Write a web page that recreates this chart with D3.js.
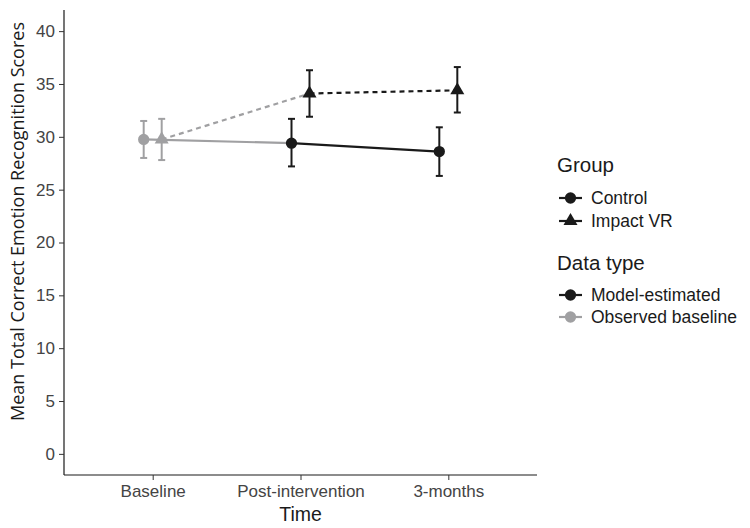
<!DOCTYPE html>
<html><head><meta charset="utf-8">
<script src="https://cdn.jsdelivr.net/npm/d3@7"></script>
<style>body{margin:0;background:#fff;} text{font-family:"Liberation Sans",Arial,sans-serif;}</style>
</head><body>
<svg id="c" width="750" height="528"></svg>
<script>
const timepoints = ["Baseline", "Post-intervention", "3-months"];
const groups = ["Control", "Impact VR"];
const controlMean = [29.75, 29.4, 28.6];
const controlLow = [28.0, 27.2, 26.3];
const controlHigh = [31.5, 31.7, 30.9];
const impactMean = [29.75, 34.1, 34.4];
const impactLow = [27.8, 31.9, 32.3];
const impactHigh = [31.7, 36.3, 36.6];
const dataTypes = ["Model-estimated", "Observed baseline"];
const yTicks = [0, 5, 10, 15, 20, 25, 30, 35, 40];

const black = "#1a1a1a", grey = "#a0a0a2";
const svg = d3.select("#c");
const L = 64, R = 537, T = 10, B = 475;

const x = d3.scalePoint().domain(timepoints).range([L, R]).padding(0.6);
const y = d3.scaleLinear().domain([-2, 42]).range([B, T]);
const dodge = d3.scaleBand().domain(groups).range([-18, 18]);
const off = g => dodge(g) + dodge.bandwidth() / 2;

// axes
const yAx = svg.append("g").attr("transform", `translate(${L},0)`)
  .call(d3.axisLeft(y).tickValues(yTicks).tickSize(5).tickPadding(4));
yAx.select(".domain").attr("d", `M0,${T}V${B}`).attr("stroke", black).attr("stroke-width", 1.2);
yAx.selectAll(".tick line").attr("stroke", "#333");
yAx.selectAll(".tick text").attr("font-size", 17).attr("fill", "#444")
   .attr("font-family", "Liberation Sans, Arial, sans-serif");

const xAx = svg.append("g").attr("transform", `translate(0,${B})`)
  .call(d3.axisBottom(x).tickSize(5).tickPadding(4));
xAx.select(".domain").attr("d", `M${L},0H${R}`).attr("stroke", black).attr("stroke-width", 1.2);
xAx.selectAll(".tick line").attr("stroke", "#333");
xAx.selectAll(".tick text").attr("font-size", 17).attr("fill", "#444")
   .attr("font-family", "Liberation Sans, Arial, sans-serif").attr("dy", "0.75em");

svg.append("text").attr("x", x("Post-intervention")).attr("y", 521).attr("text-anchor", "middle")
  .attr("font-size", 19.5).attr("fill", black).text("Time");
svg.append("text").attr("transform", `translate(24,221.5) rotate(-90)`)
  .attr("text-anchor", "middle").attr("font-size", 18).attr("fill", black)
  .style("font-family", "'Open Sans', sans-serif")
  .text("Mean Total Correct Emotion Recognition Scores");

const series = [
  {g: "Control", m: controlMean, lo: controlLow, hi: controlHigh, dash: null, shape: d3.symbolCircle},
  {g: "Impact VR", m: impactMean, lo: impactLow, hi: impactHigh, dash: "5,4", shape: d3.symbolTriangle}
];
const colorOf = i => i === 0 ? grey : black;  // baseline = observed, later = model-estimated

// lines
series.forEach(s => {
  const px = i => x(timepoints[i]) + off(s.g);
  svg.append("line").attr("x1", px(0)).attr("y1", y(s.m[0])).attr("x2", px(1)).attr("y2", y(s.m[1]))
    .attr("stroke", grey).attr("stroke-width", 2.2).attr("stroke-dasharray", s.dash);
  svg.append("line").attr("x1", px(1)).attr("y1", y(s.m[1])).attr("x2", px(2)).attr("y2", y(s.m[2]))
    .attr("stroke", black).attr("stroke-width", 2.2).attr("stroke-dasharray", s.dash);
});

// error bars and points
series.forEach(s => {
  timepoints.forEach((t, i) => {
    const cx = x(t) + off(s.g);
    const col = colorOf(i);
    const g = svg.append("g").attr("stroke", col).attr("stroke-width", 2);
    g.append("line").attr("x1", cx).attr("x2", cx).attr("y1", y(s.lo[i])).attr("y2", y(s.hi[i]));
    g.append("line").attr("x1", cx - 3.5).attr("x2", cx + 3.5).attr("y1", y(s.lo[i])).attr("y2", y(s.lo[i]));
    g.append("line").attr("x1", cx - 3.5).attr("x2", cx + 3.5).attr("y1", y(s.hi[i])).attr("y2", y(s.hi[i]));
    const size = s.shape === d3.symbolCircle ? 100 : 85;
    svg.append("path").attr("d", d3.symbol().type(s.shape).size(size)())
      .attr("transform", `translate(${cx},${y(s.m[i])})`)
      .attr("fill", col);
  });
});

// legend
const lg = svg.append("g").attr("transform", "translate(557,0)");
function title(txt, yy) {
  lg.append("text").attr("x", 0).attr("y", yy).attr("font-size", 20.5).attr("fill", black).text(txt);
}
function key(txt, yy, shape, col) {
  lg.append("line").attr("x1", 2).attr("x2", 25).attr("y1", yy).attr("y2", yy)
    .attr("stroke", col).attr("stroke-width", 2.2);
  lg.append("path").attr("d", d3.symbol().type(shape).size(shape === d3.symbolCircle ? 100 : 85)())
    .attr("transform", `translate(13.5,${yy})`).attr("fill", col);
  lg.append("text").attr("x", 34).attr("y", yy + 6).attr("font-size", 17.5).attr("fill", black).text(txt);
}
title("Group", 172);
key(groups[0], 198, d3.symbolCircle, black);
key(groups[1], 221, d3.symbolTriangle, black);
title("Data type", 270);
key(dataTypes[0], 295, d3.symbolCircle, black);
key(dataTypes[1], 317, d3.symbolCircle, grey);
</script>
</body></html>
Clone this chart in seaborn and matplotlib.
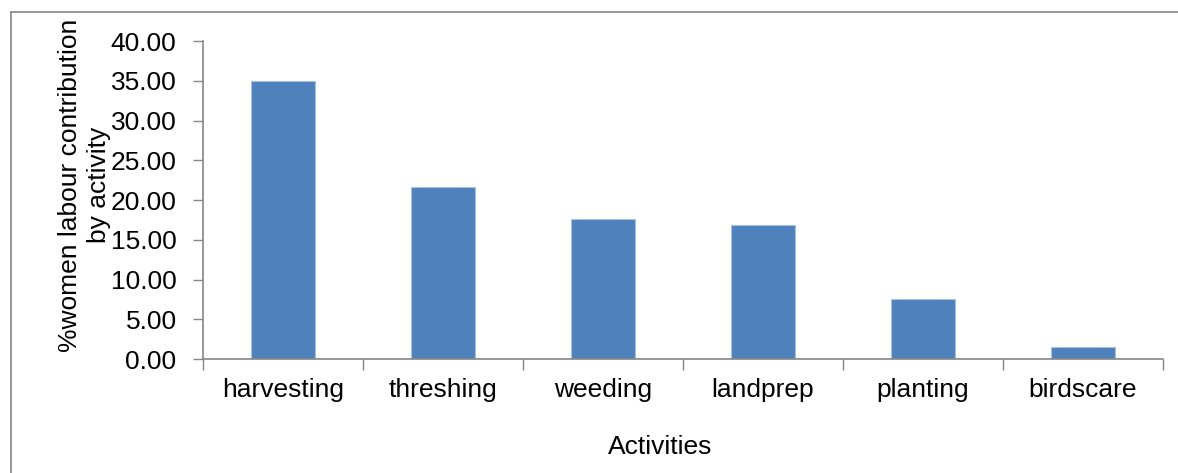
import matplotlib
matplotlib.use("Agg")
import matplotlib.pyplot as plt
import seaborn as sns
import pandas as pd
import numpy as np
from matplotlib.lines import Line2D
from matplotlib.ticker import FormatStrFormatter, FixedLocator

categories = ["harvesting", "threshing", "weeding", "landprep", "planting", "birdscare"]
values = [35.0, 21.6, 17.55, 16.8, 7.6, 1.5]
y_ticks = [0, 5, 10, 15, 20, 25, 30, 35, 40]

sns.set_style("white")
plt.rcParams['font.family'] = ['Liberation Sans', 'DejaVu Sans']
plt.rcParams['text.color'] = 'black'
plt.rcParams['axes.labelcolor'] = 'black'
plt.rcParams['xtick.labelcolor'] = 'black'
plt.rcParams['ytick.labelcolor'] = 'black'

df = pd.DataFrame({"activity": categories, "pct": values})

fig = plt.figure(figsize=(11.78, 4.73), dpi=100)
ax = fig.add_axes([203/1178, 1 - 359/473, (1163-203)/1178, (359-41)/473])

sns.barplot(data=df, x="activity", y="pct", ax=ax, color="#4F81BD",
            width=0.4, saturation=1, edgecolor="#A9C1E0", linewidth=0.8)

spine_c = "#868686"
fs = 19
ax.set_xlim(-0.5, len(categories) - 0.5)
ax.set_ylim(0, 40)
ax.set_yticks(y_ticks)
ax.yaxis.set_major_formatter(FormatStrFormatter("%.2f"))
for s in ["top", "right"]:
    ax.spines[s].set_visible(False)
for s in ["left", "bottom"]:
    ax.spines[s].set_color(spine_c)
    ax.spines[s].set_linewidth(1.2)

ax.tick_params(axis="y", which="major", direction="out", length=7, width=1.0,
               color=spine_c, labelsize=fs, pad=12, left=True, labelcolor="black")
ax.tick_params(axis="x", which="major", length=0, labelsize=fs, pad=14, labelcolor="black")
ax.xaxis.set_minor_locator(FixedLocator(np.arange(-0.5, len(categories), 1.0)))
ax.tick_params(axis="x", which="minor", direction="out", length=8, width=1.0,
               color=spine_c, bottom=True)

ax.set_xlabel("Activities", fontsize=fs, color="black")
ax.xaxis.set_label_coords((660-203)/(1163-203), -(435-359)/(359-41))
ax.set_ylabel("%women labour contribution\nby activity", fontsize=fs, linespacing=1.28,
              color="black")
ax.yaxis.set_label_coords(-(203-111)/(1163-203), (359-185)/(359-41))
ax.grid(False)

# outer chart border (left and top)
fig.add_artist(Line2D([11/1178, 11/1178], [0, 1 - 12/473], transform=fig.transFigure,
                      color=spine_c, linewidth=1.2))
fig.add_artist(Line2D([11/1178, 1], [1 - 12/473, 1 - 12/473], transform=fig.transFigure,
                      color=spine_c, linewidth=1.2))

fig.savefig("out.png", dpi=100)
⁂
Task directions. Begin with the first line of the entries above and write out each line exactly, ending with the line containing "const L = 64, R = 537, T = 10, B = 475;". Leave out pictures.

Answer to the problem.
Write a web page that recreates this chart with D3.js.
<!DOCTYPE html>
<html><head><meta charset="utf-8">
<script src="https://cdn.jsdelivr.net/npm/d3@7"></script>
<style>body{margin:0;background:#fff;} text{font-family:"Liberation Sans",Arial,sans-serif;}</style>
</head><body>
<svg id="c" width="750" height="528"></svg>
<script>
const timepoints = ["Baseline", "Post-intervention", "3-months"];
const groups = ["Control", "Impact VR"];
const controlMean = [29.75, 29.4, 28.6];
const controlLow = [28.0, 27.2, 26.3];
const controlHigh = [31.5, 31.7, 30.9];
const impactMean = [29.75, 34.1, 34.4];
const impactLow = [27.8, 31.9, 32.3];
const impactHigh = [31.7, 36.3, 36.6];
const dataTypes = ["Model-estimated", "Observed baseline"];
const yTicks = [0, 5, 10, 15, 20, 25, 30, 35, 40];

const black = "#1a1a1a", grey = "#a0a0a2";
const svg = d3.select("#c");
const L = 64, R = 537, T = 10, B = 475;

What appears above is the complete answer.